[Start of Material]

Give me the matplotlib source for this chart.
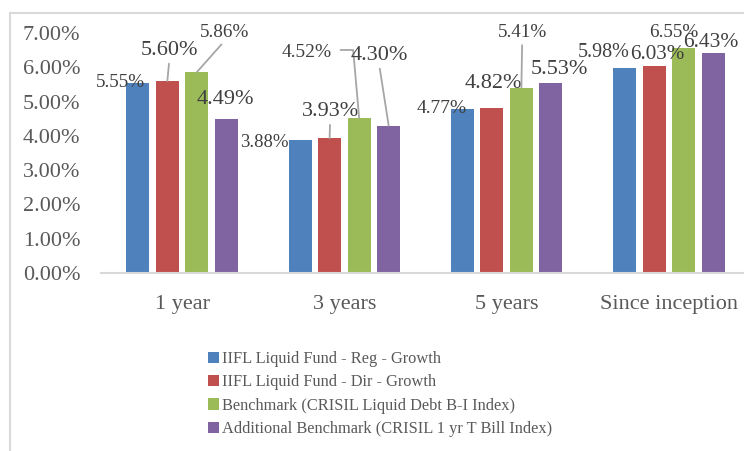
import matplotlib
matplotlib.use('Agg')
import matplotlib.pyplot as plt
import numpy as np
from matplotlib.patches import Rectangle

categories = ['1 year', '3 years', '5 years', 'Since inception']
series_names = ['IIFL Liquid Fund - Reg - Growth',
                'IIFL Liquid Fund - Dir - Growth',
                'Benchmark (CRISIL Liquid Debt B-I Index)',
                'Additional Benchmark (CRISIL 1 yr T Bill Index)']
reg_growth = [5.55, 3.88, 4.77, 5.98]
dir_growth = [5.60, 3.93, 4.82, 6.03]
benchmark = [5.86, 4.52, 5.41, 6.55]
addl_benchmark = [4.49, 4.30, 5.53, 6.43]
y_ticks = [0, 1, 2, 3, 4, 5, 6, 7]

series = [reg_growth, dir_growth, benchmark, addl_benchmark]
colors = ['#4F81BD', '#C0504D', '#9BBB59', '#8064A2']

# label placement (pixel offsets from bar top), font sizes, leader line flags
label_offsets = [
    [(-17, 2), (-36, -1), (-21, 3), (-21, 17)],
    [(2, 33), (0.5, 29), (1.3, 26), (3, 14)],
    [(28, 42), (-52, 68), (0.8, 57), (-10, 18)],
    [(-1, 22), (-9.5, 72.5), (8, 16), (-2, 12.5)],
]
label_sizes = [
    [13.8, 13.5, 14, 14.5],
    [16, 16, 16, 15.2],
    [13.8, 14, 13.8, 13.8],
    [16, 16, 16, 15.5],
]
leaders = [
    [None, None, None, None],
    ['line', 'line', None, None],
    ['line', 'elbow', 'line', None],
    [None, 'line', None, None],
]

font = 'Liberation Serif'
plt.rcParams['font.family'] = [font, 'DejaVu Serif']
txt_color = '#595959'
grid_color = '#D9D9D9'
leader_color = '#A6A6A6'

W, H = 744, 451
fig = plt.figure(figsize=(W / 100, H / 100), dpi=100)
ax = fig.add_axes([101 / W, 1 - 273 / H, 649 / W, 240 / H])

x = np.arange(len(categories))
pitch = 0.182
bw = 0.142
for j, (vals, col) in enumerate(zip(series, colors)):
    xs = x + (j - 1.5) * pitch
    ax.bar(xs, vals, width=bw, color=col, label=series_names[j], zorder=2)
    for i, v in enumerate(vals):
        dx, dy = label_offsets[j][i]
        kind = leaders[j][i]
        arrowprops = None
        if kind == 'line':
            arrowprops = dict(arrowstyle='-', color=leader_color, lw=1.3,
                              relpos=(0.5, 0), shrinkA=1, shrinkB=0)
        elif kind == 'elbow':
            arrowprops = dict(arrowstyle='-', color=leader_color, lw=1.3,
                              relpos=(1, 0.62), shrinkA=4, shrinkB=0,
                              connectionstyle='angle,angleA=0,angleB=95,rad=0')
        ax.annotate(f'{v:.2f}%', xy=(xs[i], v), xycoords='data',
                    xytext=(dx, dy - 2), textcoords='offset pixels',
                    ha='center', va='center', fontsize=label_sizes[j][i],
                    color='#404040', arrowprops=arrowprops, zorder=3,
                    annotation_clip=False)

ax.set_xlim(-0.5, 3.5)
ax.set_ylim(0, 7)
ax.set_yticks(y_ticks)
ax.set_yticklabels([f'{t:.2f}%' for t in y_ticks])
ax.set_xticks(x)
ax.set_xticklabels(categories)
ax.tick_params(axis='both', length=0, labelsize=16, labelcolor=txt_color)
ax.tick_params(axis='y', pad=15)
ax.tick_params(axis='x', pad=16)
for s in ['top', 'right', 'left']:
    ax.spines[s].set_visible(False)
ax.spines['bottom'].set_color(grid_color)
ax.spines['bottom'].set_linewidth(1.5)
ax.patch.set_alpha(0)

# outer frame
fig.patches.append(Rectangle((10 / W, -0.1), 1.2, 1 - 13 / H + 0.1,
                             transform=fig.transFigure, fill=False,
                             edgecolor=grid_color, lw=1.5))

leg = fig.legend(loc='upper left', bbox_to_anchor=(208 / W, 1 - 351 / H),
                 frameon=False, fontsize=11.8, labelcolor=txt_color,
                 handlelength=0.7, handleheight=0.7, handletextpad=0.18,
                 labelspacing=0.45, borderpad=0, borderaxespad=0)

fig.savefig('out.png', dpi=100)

[End of Material]

Skip every picture and transcribe the data above exactly.

Exercise solution>
Give me the matplotlib source for this chart.
import matplotlib
matplotlib.use('Agg')
import matplotlib.pyplot as plt
import numpy as np
from matplotlib.patches import Rectangle

categories = ['1 year', '3 years', '5 years', 'Since inception']
series_names = ['IIFL Liquid Fund - Reg - Growth',
                'IIFL Liquid Fund - Dir - Growth',
                'Benchmark (CRISIL Liquid Debt B-I Index)',
                'Additional Benchmark (CRISIL 1 yr T Bill Index)']
reg_growth = [5.55, 3.88, 4.77, 5.98]
dir_growth = [5.60, 3.93, 4.82, 6.03]
benchmark = [5.86, 4.52, 5.41, 6.55]
addl_benchmark = [4.49, 4.30, 5.53, 6.43]
y_ticks = [0, 1, 2, 3, 4, 5, 6, 7]

series = [reg_growth, dir_growth, benchmark, addl_benchmark]
colors = ['#4F81BD', '#C0504D', '#9BBB59', '#8064A2']

# label placement (pixel offsets from bar top), font sizes, leader line flags
label_offsets = [
    [(-17, 2), (-36, -1), (-21, 3), (-21, 17)],
    [(2, 33), (0.5, 29), (1.3, 26), (3, 14)],
    [(28, 42), (-52, 68), (0.8, 57), (-10, 18)],
    [(-1, 22), (-9.5, 72.5), (8, 16), (-2, 12.5)],
]
label_sizes = [
    [13.8, 13.5, 14, 14.5],
    [16, 16, 16, 15.2],
    [13.8, 14, 13.8, 13.8],
    [16, 16, 16, 15.5],
]
leaders = [
    [None, None, None, None],
    ['line', 'line', None, None],
    ['line', 'elbow', 'line', None],
    [None, 'line', None, None],
]

font = 'Liberation Serif'
plt.rcParams['font.family'] = [font, 'DejaVu Serif']
txt_color = '#595959'
grid_color = '#D9D9D9'
leader_color = '#A6A6A6'

W, H = 744, 451
fig = plt.figure(figsize=(W / 100, H / 100), dpi=100)
ax = fig.add_axes([101 / W, 1 - 273 / H, 649 / W, 240 / H])

x = np.arange(len(categories))
pitch = 0.182
bw = 0.142
for j, (vals, col) in enumerate(zip(series, colors)):
    xs = x + (j - 1.5) * pitch
    ax.bar(xs, vals, width=bw, color=col, label=series_names[j], zorder=2)
    for i, v in enumerate(vals):
        dx, dy = label_offsets[j][i]
        kind = leaders[j][i]
        arrowprops = None
        if kind == 'line':
            arrowprops = dict(arrowstyle='-', color=leader_color, lw=1.3,
                              relpos=(0.5, 0), shrinkA=1, shrinkB=0)
        elif kind == 'elbow':
            arrowprops = dict(arrowstyle='-', color=leader_color, lw=1.3,
                              relpos=(1, 0.62), shrinkA=4, shrinkB=0,
                              connectionstyle='angle,angleA=0,angleB=95,rad=0')
        ax.annotate(f'{v:.2f}%', xy=(xs[i], v), xycoords='data',
                    xytext=(dx, dy - 2), textcoords='offset pixels',
                    ha='center', va='center', fontsize=label_sizes[j][i],
                    color='#404040', arrowprops=arrowprops, zorder=3,
                    annotation_clip=False)

ax.set_xlim(-0.5, 3.5)
ax.set_ylim(0, 7)
ax.set_yticks(y_ticks)
ax.set_yticklabels([f'{t:.2f}%' for t in y_ticks])
ax.set_xticks(x)
ax.set_xticklabels(categories)
ax.tick_params(axis='both', length=0, labelsize=16, labelcolor=txt_color)
ax.tick_params(axis='y', pad=15)
ax.tick_params(axis='x', pad=16)
for s in ['top', 'right', 'left']:
    ax.spines[s].set_visible(False)
ax.spines['bottom'].set_color(grid_color)
ax.spines['bottom'].set_linewidth(1.5)
ax.patch.set_alpha(0)

# outer frame
fig.patches.append(Rectangle((10 / W, -0.1), 1.2, 1 - 13 / H + 0.1,
                             transform=fig.transFigure, fill=False,
                             edgecolor=grid_color, lw=1.5))

leg = fig.legend(loc='upper left', bbox_to_anchor=(208 / W, 1 - 351 / H),
                 frameon=False, fontsize=11.8, labelcolor=txt_color,
                 handlelength=0.7, handleheight=0.7, handletextpad=0.18,
                 labelspacing=0.45, borderpad=0, borderaxespad=0)

fig.savefig('out.png', dpi=100)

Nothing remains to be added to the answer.